Short comes long on experience

New PHS baseball coach hopes to build powerful program

By: Justin Feil
   When you’re from Toms River, baseball is like breathing. You start almost the moment you’re born, and it’s pretty much part of your entire life.
   The Princeton High baseball team has a lifer in Greg Short, its new head coach who takes over for John Miranda after the former coach was called away for duty with the Marines. Short grew up in Toms River, played baseball at Toms River East before continuing his playing career as a pitcher at Long Island University under highly successful coach Frank Giannone, who is just five wins shy of his 500th career victory.
   Since graduation, he spent a year coaching at Ocean County College and three more at Monmouth University before helping coach at Jackson Township. Last year, he assisted John Musolf at Manchester Township as the team went 21-8, and lost on a last-inning home run to eventual Group II champion Audubon.
   "I was blessed to work with a coach who wanted my opinion," Short said. "He’d say, ‘I’ll explain it, but then you give your take on it.’ We really gelled and it was a real good experience."
   Now Short has taken a step to the next level by moving to his first high school head coaching position. He’d like to bring some of the success he’s already lived through to a PHS baseball team building off one of its strongest seasons in recent memory. The Little Tigers were 13-11-1 last season, made the state tournament for the first time since 1984 and included in those 13 wins was an enormous 2-1 upset of eventual Group IV champion Steinert.
   "I find it hard to believe that we won’t be successful," said Short, who nevertheless must fill the holes left by eight graduated starters. "I don’t want to set a goal like .500, because there are other ways to measure it. I don’t want it measured just by that. We’re making gains. We straining to become an upper echelon team."
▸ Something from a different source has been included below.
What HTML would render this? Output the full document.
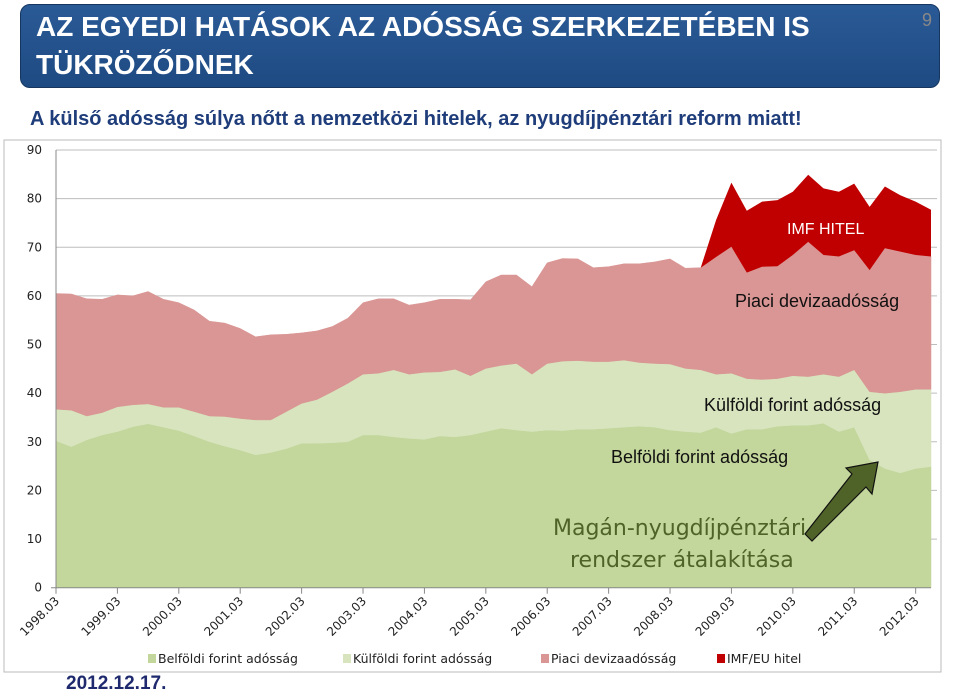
<!DOCTYPE html>
<html><head><meta charset="utf-8"><style>
body{margin:0;width:960px;height:695px;background:#fff;position:relative;overflow:hidden;font-family:"Liberation Sans",sans-serif}
.abs{position:absolute}
</style></head><body>
<div class="abs" style="left:20px;top:4px;width:918px;height:82px;border-radius:10px;background:linear-gradient(#2a5a96,#1e4a82);border:1px solid #16365f;"></div>
<div class="abs" style="left:36px;top:8px;color:#fff;font-weight:bold;font-size:28px;line-height:38px;">AZ EGYEDI HATÁSOK AZ ADÓSSÁG SZERKEZETÉBEN IS<br>TÜKRÖZŐDNEK</div>
<div class="abs" style="left:922px;top:10px;color:#888;font-size:18px;">9</div>
<div class="abs" style="left:30px;top:108px;color:#1f3d7a;font-weight:bold;font-size:20px;">A külső adósság súlya nőtt a nemzetközi hitelek, az nyugdíjpénztári reform miatt!</div>
<div class="abs" style="left:66px;top:673px;color:#1f2a6e;font-weight:bold;font-size:19px;">2012.12.17.</div>
<svg class="abs" style="left:0;top:0" width="960" height="695">
<rect x="4" y="140" width="937" height="532" fill="none" stroke="#bbb"/>
<g id="grid"></g><g id="areas"></g><g id="axes"></g><g id="ann"></g><g id="legend"></g>
</svg>
<script>
const yTicks=[0,10,20,30,40,50,60,70,80,90];
const xTickLabels=["1998.03","1999.03","2000.03","2001.03","2002.03","2003.03","2004.03","2005.03","2006.03","2007.03","2008.03","2009.03","2010.03","2011.03","2012.03"];
const belfoldi=[30.2,29,30.4,31.4,32.1,33.1,33.7,33,32.3,31.2,30,29.1,28.3,27.3,27.8,28.6,29.7,29.7,29.8,30,31.4,31.4,31,30.7,30.5,31.2,31,31.4,32.1,32.8,32.4,32.1,32.4,32.3,32.6,32.6,32.8,33,33.2,33,32.4,32.1,31.9,33,31.7,32.6,32.6,33.2,33.4,33.4,33.8,32.1,33,26.3,24.5,23.6,24.5,24.9];
const kulfoldi=[6.5,7.5,4.9,4.6,5.1,4.5,4.1,4.1,4.8,5.0,5.3,6.1,6.5,7.2,6.7,7.6,8.2,9.0,10.5,12,12.5,12.7,13.8,13.2,13.8,13.2,13.9,12.2,13,12.9,13.7,11.8,13.7,14.3,14.1,13.9,13.7,13.8,13.1,13.1,13.6,13,12.9,10.9,12.4,10.4,10.2,9.8,10.2,10,10.1,11.3,11.8,14,15.5,16.7,16.3,15.9];
const piaci=[23.8,23.9,24.1,23.3,23,22.4,23.1,22.2,21.5,20.9,19.5,19.2,18.5,17.1,17.5,15.9,14.5,14.1,13.4,13.4,14.7,15.3,14.6,14.2,14.3,14.9,14.4,15.6,17.8,18.6,18.2,18,20.7,21.1,20.9,19.3,19.5,19.8,20.3,20.9,21.6,20.6,21,24.1,26,21.8,23.2,23.1,24.8,27.7,24.5,24.7,24.6,25,29.8,28.8,27.6,27.3];
const imf=[0,0,0,0,0,0,0,0,0,0,0,0,0,0,0,0,0,0,0,0,0,0,0,0,0,0,0,0,0,0,0,0,0,0,0,0,0,0,0,0,0,0,0,7.6,13.2,12.7,13.4,13.6,13,13.8,13.7,13.3,13.7,13,12.7,11.6,11,9.6];
const seriesNames=["Belföldi forint adósság","Külföldi forint adósság","Piaci devizaadósság","IMF/EU hitel"];
const NS="http://www.w3.org/2000/svg";
const X0=56,X1=931,Y0=587.7,Y1=150;
const n=belfoldi.length;
const x=i=>X0+(X1-X0)*i/(n-1);
const y=v=>Y0-(Y0-Y1)*v/90;
function mk(t,a,p){const e=document.createElementNS(NS,t);for(const k in a)e.setAttribute(k,a[k]);(p||document.getElementById('areas')).appendChild(e);return e;}
const grid=document.getElementById('grid'),axes=document.getElementById('axes');
yTicks.forEach(v=>{
 if(v>0){const l=mk('line',{x1:X0,x2:X1+6,y1:y(v),y2:y(v),stroke:'#bdbdbd','stroke-width':1},grid);
 
 }
 const t=mk('text',{x:42,y:y(v)+4,'text-anchor':'end','font-size':12,'font-family':'DejaVu Sans, sans-serif',fill:'#222'},axes);
 t.textContent=v;
 
 
});
const cols=['#c3d69b','#d7e4bd','#d99694','#c00000'];
const data=[belfoldi,kulfoldi,piaci,imf];
let base=new Array(n).fill(0);
data.forEach((s,si)=>{
 const top=base.map((b,i)=>b+s[i]);
 let d='';
 for(let i=0;i<n;i++)d+=(i?'L':'M')+x(i).toFixed(1)+','+y(top[i]).toFixed(1);
 for(let i=n-1;i>=0;i--)d+='L'+x(i).toFixed(1)+','+y(base[i]).toFixed(1);
 const p=mk('path',{d:d+'Z',fill:cols[si],stroke:si===3?'none':cols[si],'stroke-width':0.5});
 
 
 base=top;
});
mk('line',{x1:X0,x2:X0,y1:Y1,y2:Y0,stroke:'#888'},axes);
mk('line',{x1:X0-5,x2:X1,y1:Y0,y2:Y0,stroke:'#888'},axes);
xTickLabels.forEach((lb,j)=>{
 const xx=x(j*4);
 mk('line',{x1:xx,x2:xx,y1:Y0,y2:Y0+6,stroke:'#888'},axes);
 const t=mk('text',{x:xx+4,y:Y0+14,'text-anchor':'end','font-size':12,'font-family':'DejaVu Sans, sans-serif',fill:'#222',transform:`rotate(-45 ${xx+4} ${Y0+14})`},axes);
 t.textContent=lb;
 
 
});
const ann=document.getElementById('ann');
[["IMF HITEL",787,234,16,'#fff','Liberation Sans'],["Piaci devizaadósság",735,307,18,'#111','Liberation Sans'],["Külföldi forint adósság",704,411,18,'#111','Liberation Sans'],["Belföldi forint adósság",611,463,18,'#111','Liberation Sans'],["Magán-nyugdíjpénztári",553,535,22,'#4f6228','DejaVu Sans'],["rendszer átalakítása",570,567,22,'#4f6228','DejaVu Sans']].forEach(a=>{
 const t=mk('text',{x:a[1],y:a[2],'font-size':a[3],fill:a[4],'font-family':a[5]+', sans-serif'},ann);
 t.textContent=a[0];
 
 
});
const ar=mk('polygon',{points:'805,534 812,541 866,487 872,494 878,462 846,468 852,474',fill:'#4f6228',stroke:'#111','stroke-width':1.2},ann);


const lg=document.getElementById('legend');
const lx=[148,343,541,717];
seriesNames.forEach((s,i)=>{
 const r=mk('rect',{x:lx[i],y:654,width:8,height:9,fill:cols[i]},lg);
 
 
 const t=mk('text',{x:lx[i]+10,y:663,'font-size':12.5,'font-family':'DejaVu Sans, sans-serif',fill:'#222'},lg);
 t.textContent=s;
 
 
});
</script>
</body></html>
   It’s something still a little bit away from happening. But ultimately, Short says, he’d like to see Princeton mentioned in the same breath as Steinert and the Toms River baseball factories. And he has an idea how that begins.
   "I’d like to see the excitement grow in the lower levels," said the 31-year-old, who still resides in Toms River but teaches at Emily Fisher School for sixth through 10th grades in Trenton. "I understand there are Babe Ruth and Little League programs, but at the same time we don’t have a freshman program at the high school level. That would really help; it would help develop some players that maybe aren’t quite ready yet."
   Short is happy about the reception that he’s gotten from his young squad, and is looking forward to continuing the development that began from Day One.
   "I spent four years coaching at the college level. I don’t want to slow down. I want to speed up their thought process," Short said. "I’m using all the signs and signals from college. They’re going to pick it up. They’re bright kids. I’ve seen their SAT scores.
   "My goal coming in," he added, "was to pick the brains of my assistant coaches, see where people should go and then move people around as needed. We stressed the fundamentals. That way, we get to see what sort of foundation they have and polish whatever needs to be."
   And while Short was a pitcher at LIU, he has a background in a variety of positions, everything except first base, for which he was, perhaps ironically, considered too short. So far, he’s surprised by what he’s seen of the Little Tigers’ fundamentals and how much they’ve improved.
   "Defensively and offensively we’re farther along than I thought we’d be," he said before Thursday’s first scrimmage of the season. "I’d definitely love to have some more practices before we play, but we’ll make do. Hopefully, I’ll see an arm on the mound. Hopefully someone will surprise me. I just want to see them apply what they’ve learned."
   Being a New Jersey native, Short had heard of Steinert, but the rest of the Colonial Valley Conference is a mystery, even the conference itself was news to him. A spring trip to Florida should have the Little Tigers fine-tuned for anyone they face upon their return and ready to put PHS on the state’s baseball map.
   "We’re bringing the entire varsity plus 12 or 13 JV kids," Short said. "We just want to get some pride in the sport. Other than lacrosse, swimming and tennis, there hasn’t been a lot of success. They haven’t done much other than in the single sports. I want to see some team success.
   "I want these kids to stick together. My goal is not to keep the kids on the field for six hours. We want to have fun and I think we’re having that."
   The fun is just a start to what Greg Short hopes to be a budding baseball power, something that he’s been plenty familiar with his entire life.